Saturday, July 26, 2014

A little bombing quiz for you ...


"Still Winning Hearts and Minds"

There are two photos below and both are middle Eastern neighborhoods in different countries where families lived ... husbands, wives, elderly relatives and lots of kids. Both neighborhoods were destroyed in a show of force by political leaders who called up ruthless and incessant shelling and bombing against civilians, all the while denying they were doing so. These were political and tactical  decisions to use deadly force to achieve total control of a populace ... the old 'bombing your way to peace' is still happening with a vengeance.

In the two photos below please identify which bombing was ordered by Bashar al-Assad in Syria, and which one by Benjamin Netanyahu from Israel into the Gaza Strip.

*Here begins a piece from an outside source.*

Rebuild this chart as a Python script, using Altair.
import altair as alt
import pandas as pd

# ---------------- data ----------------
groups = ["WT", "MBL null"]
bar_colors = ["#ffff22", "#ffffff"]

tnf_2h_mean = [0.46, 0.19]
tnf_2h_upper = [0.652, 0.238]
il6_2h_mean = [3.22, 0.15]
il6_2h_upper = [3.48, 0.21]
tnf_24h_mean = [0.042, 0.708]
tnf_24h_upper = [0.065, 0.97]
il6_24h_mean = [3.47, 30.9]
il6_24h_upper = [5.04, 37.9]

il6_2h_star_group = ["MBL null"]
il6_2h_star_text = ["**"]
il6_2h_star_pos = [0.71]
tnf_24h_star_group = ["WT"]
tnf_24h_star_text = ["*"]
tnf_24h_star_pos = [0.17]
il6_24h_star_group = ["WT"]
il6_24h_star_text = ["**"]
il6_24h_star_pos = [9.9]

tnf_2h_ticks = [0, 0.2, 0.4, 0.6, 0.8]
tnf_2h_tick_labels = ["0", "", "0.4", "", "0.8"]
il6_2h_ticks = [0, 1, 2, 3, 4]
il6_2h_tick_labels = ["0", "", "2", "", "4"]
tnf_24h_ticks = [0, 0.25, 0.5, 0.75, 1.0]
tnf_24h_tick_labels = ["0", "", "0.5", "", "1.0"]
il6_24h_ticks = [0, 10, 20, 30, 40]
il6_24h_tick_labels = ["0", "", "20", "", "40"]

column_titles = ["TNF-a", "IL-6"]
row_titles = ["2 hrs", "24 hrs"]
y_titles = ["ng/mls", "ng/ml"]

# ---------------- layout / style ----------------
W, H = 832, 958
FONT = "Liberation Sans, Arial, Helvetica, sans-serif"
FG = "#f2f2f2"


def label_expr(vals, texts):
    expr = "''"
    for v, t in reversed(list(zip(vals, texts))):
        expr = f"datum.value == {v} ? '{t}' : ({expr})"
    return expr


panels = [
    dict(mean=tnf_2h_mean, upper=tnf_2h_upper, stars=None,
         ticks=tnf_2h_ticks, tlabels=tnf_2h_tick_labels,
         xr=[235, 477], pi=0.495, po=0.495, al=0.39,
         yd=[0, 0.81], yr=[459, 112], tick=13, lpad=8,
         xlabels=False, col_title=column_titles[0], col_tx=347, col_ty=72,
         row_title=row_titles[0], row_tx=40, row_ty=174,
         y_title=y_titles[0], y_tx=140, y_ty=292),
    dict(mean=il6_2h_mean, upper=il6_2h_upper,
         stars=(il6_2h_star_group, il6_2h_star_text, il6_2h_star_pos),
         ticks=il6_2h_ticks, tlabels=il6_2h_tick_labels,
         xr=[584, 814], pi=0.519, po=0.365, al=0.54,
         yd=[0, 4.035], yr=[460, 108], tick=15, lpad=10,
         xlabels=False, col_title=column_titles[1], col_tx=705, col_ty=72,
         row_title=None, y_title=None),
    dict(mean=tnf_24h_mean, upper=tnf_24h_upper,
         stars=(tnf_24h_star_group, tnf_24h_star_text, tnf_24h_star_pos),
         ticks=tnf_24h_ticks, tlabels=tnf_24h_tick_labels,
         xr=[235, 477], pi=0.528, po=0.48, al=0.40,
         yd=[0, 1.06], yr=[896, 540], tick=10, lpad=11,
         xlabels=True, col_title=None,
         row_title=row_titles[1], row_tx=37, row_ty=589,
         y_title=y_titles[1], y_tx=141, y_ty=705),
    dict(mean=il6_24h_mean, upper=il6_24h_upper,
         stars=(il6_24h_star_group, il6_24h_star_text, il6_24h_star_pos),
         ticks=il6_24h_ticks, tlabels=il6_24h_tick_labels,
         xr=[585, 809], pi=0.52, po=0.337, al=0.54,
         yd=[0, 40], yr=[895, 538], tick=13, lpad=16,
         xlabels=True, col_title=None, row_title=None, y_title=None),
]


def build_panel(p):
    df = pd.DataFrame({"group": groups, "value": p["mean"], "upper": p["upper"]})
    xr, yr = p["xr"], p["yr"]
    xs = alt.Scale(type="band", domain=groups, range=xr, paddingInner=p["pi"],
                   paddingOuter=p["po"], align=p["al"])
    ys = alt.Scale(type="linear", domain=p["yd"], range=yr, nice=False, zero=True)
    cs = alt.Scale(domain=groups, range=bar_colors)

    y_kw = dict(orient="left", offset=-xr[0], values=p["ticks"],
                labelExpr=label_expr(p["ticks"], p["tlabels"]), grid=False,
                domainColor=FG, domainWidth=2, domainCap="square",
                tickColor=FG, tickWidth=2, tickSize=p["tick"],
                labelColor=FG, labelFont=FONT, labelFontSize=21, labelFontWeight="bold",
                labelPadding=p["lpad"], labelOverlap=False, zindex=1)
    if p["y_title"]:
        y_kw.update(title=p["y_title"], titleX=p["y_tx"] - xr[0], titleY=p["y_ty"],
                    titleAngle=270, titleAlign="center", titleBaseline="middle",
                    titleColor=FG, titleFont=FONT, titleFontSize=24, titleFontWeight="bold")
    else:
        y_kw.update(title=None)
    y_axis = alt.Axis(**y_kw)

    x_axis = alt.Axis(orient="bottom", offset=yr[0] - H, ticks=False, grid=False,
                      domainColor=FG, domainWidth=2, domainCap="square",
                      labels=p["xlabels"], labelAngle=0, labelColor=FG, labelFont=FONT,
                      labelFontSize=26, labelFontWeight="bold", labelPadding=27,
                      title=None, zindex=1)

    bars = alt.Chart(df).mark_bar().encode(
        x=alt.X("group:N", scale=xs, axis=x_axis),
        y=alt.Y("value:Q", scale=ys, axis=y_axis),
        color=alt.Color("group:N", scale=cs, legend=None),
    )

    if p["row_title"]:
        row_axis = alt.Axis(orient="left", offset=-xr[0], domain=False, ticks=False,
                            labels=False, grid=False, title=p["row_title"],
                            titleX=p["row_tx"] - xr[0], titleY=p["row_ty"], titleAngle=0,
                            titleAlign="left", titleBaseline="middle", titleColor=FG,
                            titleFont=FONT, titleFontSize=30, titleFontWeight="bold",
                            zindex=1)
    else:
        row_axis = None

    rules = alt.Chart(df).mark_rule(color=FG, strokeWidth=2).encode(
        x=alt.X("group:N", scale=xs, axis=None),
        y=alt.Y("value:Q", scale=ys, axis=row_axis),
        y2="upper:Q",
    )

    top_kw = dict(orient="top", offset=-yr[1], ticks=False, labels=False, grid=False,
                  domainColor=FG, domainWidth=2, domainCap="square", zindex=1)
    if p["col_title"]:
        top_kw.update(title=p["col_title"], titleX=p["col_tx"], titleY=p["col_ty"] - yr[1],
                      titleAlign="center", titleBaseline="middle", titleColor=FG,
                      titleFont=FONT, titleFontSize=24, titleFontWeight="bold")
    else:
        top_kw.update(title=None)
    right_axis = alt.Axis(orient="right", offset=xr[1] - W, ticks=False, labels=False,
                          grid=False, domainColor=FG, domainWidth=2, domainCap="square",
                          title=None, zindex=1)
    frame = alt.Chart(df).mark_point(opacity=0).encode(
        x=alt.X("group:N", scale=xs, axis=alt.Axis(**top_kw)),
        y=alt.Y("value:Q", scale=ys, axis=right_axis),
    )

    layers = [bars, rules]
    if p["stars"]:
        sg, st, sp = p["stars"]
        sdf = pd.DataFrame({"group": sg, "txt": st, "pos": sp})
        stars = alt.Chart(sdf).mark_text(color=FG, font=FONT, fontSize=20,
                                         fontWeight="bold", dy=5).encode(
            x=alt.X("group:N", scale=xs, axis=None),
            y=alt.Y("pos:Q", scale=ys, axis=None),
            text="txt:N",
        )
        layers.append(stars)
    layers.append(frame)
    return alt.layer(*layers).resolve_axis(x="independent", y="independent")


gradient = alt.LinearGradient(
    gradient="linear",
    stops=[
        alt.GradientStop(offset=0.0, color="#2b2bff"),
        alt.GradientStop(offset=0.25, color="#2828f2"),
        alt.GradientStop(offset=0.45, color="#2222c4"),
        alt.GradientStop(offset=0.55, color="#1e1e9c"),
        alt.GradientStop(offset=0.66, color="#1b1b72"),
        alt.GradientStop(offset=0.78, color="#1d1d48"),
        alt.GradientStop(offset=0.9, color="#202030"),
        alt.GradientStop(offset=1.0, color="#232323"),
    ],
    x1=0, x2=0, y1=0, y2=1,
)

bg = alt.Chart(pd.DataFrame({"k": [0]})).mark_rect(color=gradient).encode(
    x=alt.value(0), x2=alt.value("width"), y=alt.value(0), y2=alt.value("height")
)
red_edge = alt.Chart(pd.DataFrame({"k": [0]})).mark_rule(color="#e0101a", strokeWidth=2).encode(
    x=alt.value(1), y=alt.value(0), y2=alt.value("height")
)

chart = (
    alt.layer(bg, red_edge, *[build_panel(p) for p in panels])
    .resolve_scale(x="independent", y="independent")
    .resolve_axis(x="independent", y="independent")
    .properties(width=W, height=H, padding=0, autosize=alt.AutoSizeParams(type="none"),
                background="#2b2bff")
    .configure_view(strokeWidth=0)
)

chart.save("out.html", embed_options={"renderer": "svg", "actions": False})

Scores were killed or gravely wounded in each country, mostly women and children.  And while you are looking at the photos, let's also go back and remember the USA's ceaseless high altitude carpet bombing of Vietnam in the 60's and 70's. Both Harvard Medical School and the University of Washington determined that of the 3.8 million violent war deaths in Vietnam,  two million were civilian.

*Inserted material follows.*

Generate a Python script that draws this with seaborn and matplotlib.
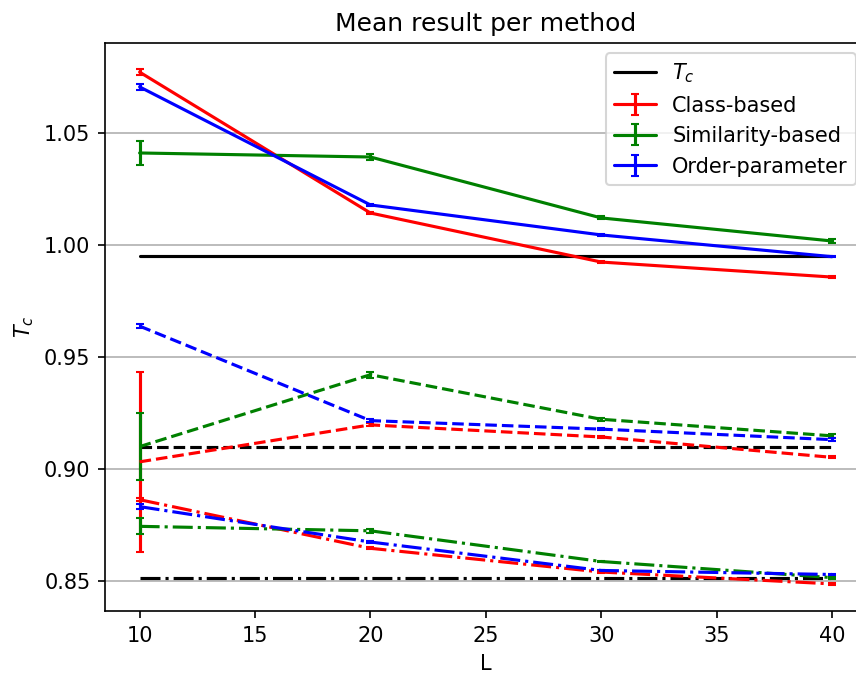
import matplotlib
matplotlib.use("Agg")
import matplotlib.pyplot as plt
import seaborn as sns
import numpy as np
import pandas as pd

# System sizes
L = [10, 20, 30, 40]

# Exact critical temperatures for the three models (solid, dashed, dash-dot)
tc_solid = 0.995
tc_dashed = 0.910
tc_dashdot = 0.8512

# Class-based estimates
class_solid = [1.0772, 1.0143, 0.9924, 0.9857]
class_solid_err = [0.0012, 0.0006, 0.0003, 0.0004]
class_dashed = [0.9032, 0.9197, 0.9143, 0.9052]
class_dashed_err = [0.0402, 0.0007, 0.0005, 0.0004]
class_dashdot = [0.8863, 0.8646, 0.8540, 0.8487]
class_dashdot_err = [0.0008, 0.0004, 0.0003, 0.0003]

# Similarity-based estimates
sim_solid = [1.0411, 1.0393, 1.0121, 1.0018]
sim_solid_err = [0.0053, 0.0015, 0.0007, 0.0008]
sim_dashed = [0.9100, 0.9421, 0.9222, 0.9148]
sim_dashed_err = [0.0149, 0.0014, 0.0006, 0.0008]
sim_dashdot = [0.8744, 0.8724, 0.8587, 0.8515]
sim_dashdot_err = [0.0036, 0.0008, 0.0004, 0.0004]

# Order-parameter estimates
order_solid = [1.0706, 1.0179, 1.0045, 0.9948]
order_solid_err = [0.0014, 0.0005, 0.0004, 0.0003]
order_dashed = [0.9638, 0.9216, 0.9178, 0.9131]
order_dashed_err = [0.0009, 0.0008, 0.0005, 0.0006]
order_dashdot = [0.8832, 0.8674, 0.8547, 0.8529]
order_dashdot_err = [0.0012, 0.0005, 0.0004, 0.0004]

sns.set_style("ticks", rc={
    "axes.edgecolor": "black",
    "xtick.color": "black",
    "ytick.color": "black",
    "axes.labelcolor": "black",
    "text.color": "black",
    "axes.grid": False,
})
plt.rcParams["font.family"] = ["DejaVu Sans"]
plt.rcParams["font.size"] = 10
plt.rcParams["mathtext.fontset"] = "dejavusans"

fig = plt.figure(figsize=(857 / 150, 675 / 150), dpi=150)
ax = fig.add_axes([105 / 857, 64 / 675, 761.6 / 857, 568 / 675])

# Reference critical temperature lines
tc_df = pd.DataFrame({
    "L": L * 3,
    "Tc": [tc_solid] * 4 + [tc_dashed] * 4 + [tc_dashdot] * 4,
    "model": ["solid"] * 4 + ["dashed"] * 4 + ["dashdot"] * 4,
})
styles = {"solid": "-", "dashed": "--", "dashdot": "-."}
for i, (name, ls) in enumerate(styles.items()):
    sub = tc_df[tc_df["model"] == name]
    sns.lineplot(data=sub, x="L", y="Tc", ax=ax, color="black", linestyle=ls,
                 linewidth=1.5, label="$T_c$" if i == 0 else None, legend=False)

methods = [
    ("Class-based", "red",
     [(class_solid, class_solid_err), (class_dashed, class_dashed_err), (class_dashdot, class_dashdot_err)]),
    ("Similarity-based", "green",
     [(sim_solid, sim_solid_err), (sim_dashed, sim_dashed_err), (sim_dashdot, sim_dashdot_err)]),
    ("Order-parameter", "blue",
     [(order_solid, order_solid_err), (order_dashed, order_dashed_err), (order_dashdot, order_dashdot_err)]),
]
for label, color, series in methods:
    for j, ((vals, errs), ls) in enumerate(zip(series, styles.values())):
        ax.errorbar(L, vals, yerr=errs, color=color, linestyle=ls, linewidth=1.5,
                    capsize=2, elinewidth=1.5, label=label if j == 0 else None)

ax.set_xlim(8.5, 41.5)
ax.set_ylim(0.8366, 1.0902)
ax.set_yticks([0.85, 0.90, 0.95, 1.00, 1.05])
ax.set_xticks([10, 15, 20, 25, 30, 35, 40])
ax.yaxis.grid(True, color="#b0b0b0", linewidth=0.8)
ax.set_axisbelow(True)
ax.set_xlabel("L")
ax.set_ylabel("$T_c$")
ax.set_title("Mean result per method")
ax.tick_params(direction="out", length=3.5, width=0.8)
for s in ax.spines.values():
    s.set_linewidth(0.8)

ax.legend(loc="upper right", fontsize=10)

fig.savefig("out.png", dpi=150)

We don't want to ask ourselves, but were Kennedy, Johnson and Nixon's ultimate decisions to bomb and shell indiscriminately any less deadly that those of other leaders who decide to aggressively bomb and shell knowing the civilian toll will be terrible?

Can you detect any differences between the two photos below from Syria and Gaza? Which one shows Syria's bombing of it's own civilians and which one shows the results of Israeli bombing and shelling of the tiny densely packed sliver of humanity called the Gaza Strip?
 
Can you see any difference in the destruction of homes or the slaughter of the innocent? Does one photo look more peace-producing than the other? 
Do the levels of hatred at work here seem about equal in each photo?

Photo One:



Photo Two:


 Put down your pencils, end of quiz.  For now.


 "War remains the decisive human failure."